Solution of Linear and Quadratic Inequalities

Solution of Linear and Quadratic Inequalities

Introduction to Linear and Quadratic Inequalities

  • Inequalities extend the concept of equations by introducing ‘greater than’ (>) and ‘less than’ (<) conditions.
  • These inequalities can exist between two algebraic expressions.
  • Solutions to inequalities are ranges of values that satisfy the given conditions.

Solving Linear Inequalities

  • Linear inequalities are solved in a manner very similar to linear equations.
  • The aim is to isolate the variable on one side of the inequality.
  • Add, subtract, multiply, or divide both sides just as in equations, but be aware that multiplying or dividing by negative numbers reverses the inequality direction.
  • For example, to solve the inequality 2x + 3 < 7, subtract 3 from both sides to get 2x < 4, then divide by 2 to get x < 2.
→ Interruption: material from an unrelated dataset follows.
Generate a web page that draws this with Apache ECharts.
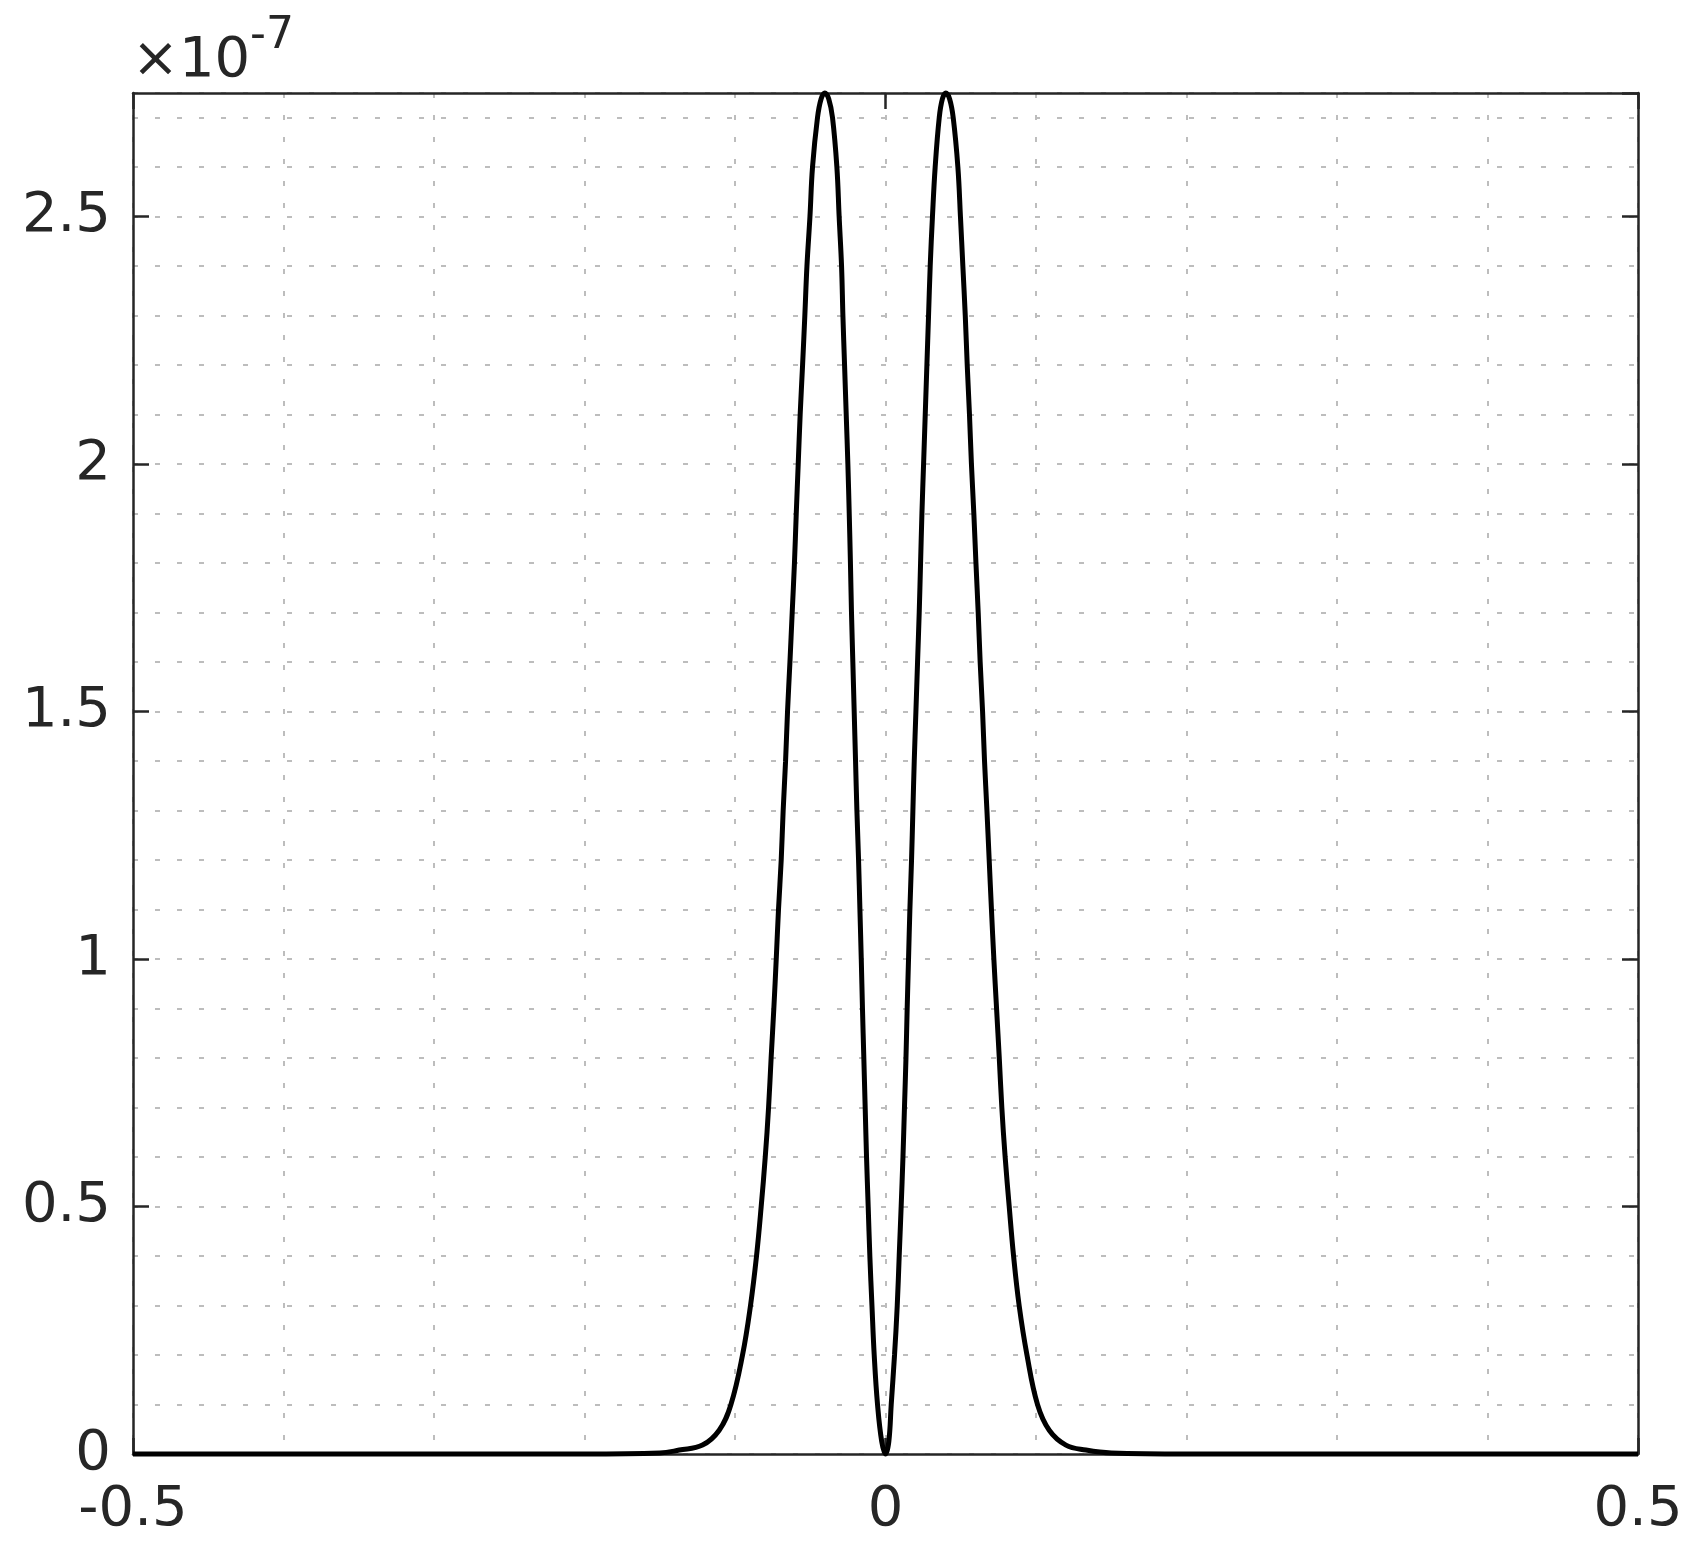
<!DOCTYPE html>
<html>
<head>
<meta charset="utf-8">
<script src="https://cdn.jsdelivr.net/npm/echarts@6/dist/echarts.min.js"></script>
<style>
  html, body { margin: 0; padding: 0; background: #fff; }
  #chart { width: 1706px; height: 1559px; }
</style>
</head>
<body>
<div id="chart"></div>
<script>
// values, y in units of 1e-7
const xValues = [
  -0.5, -0.2, -0.150, -0.137, -0.1216, -0.1105, -0.1027, -0.0950, -0.0897,
  -0.0857, -0.0826, -0.0799, -0.0777, -0.0760, -0.0742, -0.0726, -0.0711, -0.0693, -0.0680,
  -0.0664, -0.0651, -0.0635, -0.0620, -0.0605, -0.0593, -0.0580, -0.0567, -0.0551, -0.0536,
  -0.0522, -0.0502, -0.0485, -0.0452, -0.0428, -0.0403, -0.0377, -0.0352, -0.0323, -0.0308,
  -0.0292, -0.0283, -0.0272, -0.0261, -0.0250, -0.0241, -0.0233, -0.0226, -0.0217, -0.0208,
  -0.0199, -0.0190, -0.0179, -0.0170, -0.0161, -0.0153, -0.0144, -0.0135, -0.0126, -0.0115,
  -0.0104, -0.0090, -0.0075, -0.0053, -0.0025, 0, 0.0022, 0.0038, 0.0060, 0.0078,
  0.0091, 0.0104, 0.0116, 0.0126, 0.0136, 0.0144, 0.0153, 0.0162, 0.0173, 0.0182,
  0.0191, 0.0202, 0.0213, 0.0224, 0.0233, 0.0242, 0.0253, 0.0264, 0.0275, 0.0286,
  0.0297, 0.0312, 0.0330, 0.0357, 0.0378, 0.0401, 0.0426, 0.0450, 0.0481, 0.0498,
  0.0514, 0.0530, 0.0543, 0.0558, 0.0571, 0.0587, 0.0601, 0.0616, 0.0629, 0.0645,
  0.0658, 0.0674, 0.0689, 0.0704, 0.0720, 0.0738, 0.0756, 0.0773, 0.0795, 0.0822,
  0.0851, 0.0888, 0.0940, 0.1010, 0.1088, 0.1199, 0.1332, 0.150, 0.2, 0.5
]
const yValues = [
  0, 0, 0.002, 0.008, 0.018, 0.048, 0.1, 0.2, 0.3,
  0.4, 0.5, 0.6, 0.7, 0.8, 0.9, 1.0, 1.1, 1.2, 1.3,
  1.4, 1.5, 1.6, 1.7, 1.8, 1.9, 2.0, 2.1, 2.2, 2.3,
  2.4, 2.5, 2.6, 2.7, 2.738, 2.75, 2.738, 2.7, 2.6, 2.5,
  2.4, 2.3, 2.2, 2.1, 2.0, 1.9, 1.8, 1.7, 1.6, 1.5,
  1.4, 1.3, 1.2, 1.1, 1.0, 0.9, 0.8, 0.7, 0.6, 0.5,
  0.4, 0.3, 0.2, 0.1, 0.025, 0, 0.025, 0.1, 0.2, 0.3,
  0.4, 0.5, 0.6, 0.7, 0.8, 0.9, 1.0, 1.1, 1.2, 1.3,
  1.4, 1.5, 1.6, 1.7, 1.8, 1.9, 2.0, 2.1, 2.2, 2.3,
  2.4, 2.5, 2.6, 2.7, 2.738, 2.75, 2.738, 2.7, 2.6, 2.5,
  2.4, 2.3, 2.2, 2.1, 2.0, 1.9, 1.8, 1.7, 1.6, 1.5,
  1.4, 1.3, 1.2, 1.1, 1.0, 0.9, 0.8, 0.7, 0.6, 0.5,
  0.4, 0.3, 0.2, 0.1, 0.048, 0.018, 0.008, 0.002, 0, 0
]
const xTickLabels = ['-0.5', '0', '0.5']
const yTickLabels = ['0', '0.5', '1', '1.5', '2', '2.5']
const exponentText = '-7'

const textColor = '#262626'
const font = 'DejaVu Sans'
const gridDash = { color: '#bdbdbd', width: 2, type: [5, 17] }
const boxLine = { show: true, onZero: false, lineStyle: { color: '#262626', width: 2.5 } }
const innerTick = { show: true, inside: true, length: 16, lineStyle: { color: '#262626', width: 2.5 } }
const noLine = { show: false, onZero: false }

const chart = echarts.init(document.getElementById('chart'), null, { renderer: 'canvas' })

const fmt = list => v => {
  const s = String(Math.round(v * 10) / 10)
  return list.includes(s) ? s : ''
}

const option = {
  backgroundColor: '#fff',
  animation: false,
  grid: { left: 133, top: 93, right: 68, bottom: 105, containLabel: false },
  graphic: [
    {
      type: 'text', x: 132, y: 61,
      style: { text: '\u00d710', fontSize: 56, fontFamily: font, fill: textColor, verticalAlign: 'middle' },
    },
    {
      type: 'text', x: 250, y: 37,
      style: { text: exponentText, fontSize: 44, fontFamily: font, fill: textColor, verticalAlign: 'middle' },
    },
  ],
  xAxis: [
    {
      type: 'value', position: 'bottom', min: -0.5, max: 0.5, interval: 0.5,
      axisLine: boxLine, axisTick: innerTick, splitLine: { show: false },
      axisLabel: { color: textColor, fontSize: 56, fontFamily: font, margin: 28, formatter: fmt(xTickLabels) },
    },
    {
      type: 'value', position: 'top', min: -0.5, max: 0.5, interval: 0.5,
      axisLine: boxLine, axisTick: innerTick, splitLine: { show: false }, axisLabel: { show: false },
    },
    {
      type: 'value', position: 'bottom', min: -0.5, max: 0.5, interval: 0.1,
      axisLine: noLine, axisTick: { show: false }, axisLabel: { show: false },
      splitLine: { show: true, lineStyle: gridDash },
    },
  ],
  yAxis: [
    {
      type: 'value', position: 'left', min: 0, max: 2.75, interval: 0.5,
      axisLine: boxLine, axisTick: innerTick, splitLine: { show: false },
      axisLabel: { color: textColor, fontSize: 56, fontFamily: font, margin: 22, showMaxLabel: false, formatter: fmt(yTickLabels) },
    },
    {
      type: 'value', position: 'right', min: 0, max: 2.75, interval: 0.5,
      axisLine: boxLine, axisTick: innerTick, splitLine: { show: false }, axisLabel: { show: false },
    },
    {
      type: 'value', position: 'left', min: 0, max: 2.75, interval: 0.1,
      axisLine: noLine, axisTick: { show: false }, axisLabel: { show: false },
      splitLine: { show: true, lineStyle: gridDash },
    },
  ],
  series: [
    {
      type: 'line',
      xAxisIndex: 0,
      yAxisIndex: 0,
      data: xValues.map((x, i) => [x, yValues[i]]),
      showSymbol: false,
      smooth: 0.4,
      clip: false,
      lineStyle: { color: '#000', width: 5 },
      z: 5,
    },
  ],
}
chart.setOption(option)
</script>
</body>
</html>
Solving Quadratic Inequalities

  • When dealing with quadratic inequalities, start by rearranging the inequality to one side i.e., in the form of ax^2 + bx + c < 0 or ax^2 + bx + c > 0.
  • Factorise or complete the square to find ‘critical values’ where the expression equals zero.
  • Take ranges between critical values and test a value in each range by substituting it into the factorised inequality.
  • For example, to solve (x - 1)(x - 3) > 0, the critical values are x = 1 and x = 3. Testing gives the solutions x < 1 or x > 3.

Representation of Solutions

  • Solutions to the inequalities can be represented on a number line.
  • The solutions to quadratic inequalities are typically ranges of values and can be represented on a number line with hollow or filled circles indicating whether the endpoints are included in the solution.

Remembering these key formulas and rules will enable you to tackle linear and quadratic inequalities comfortably and effectively.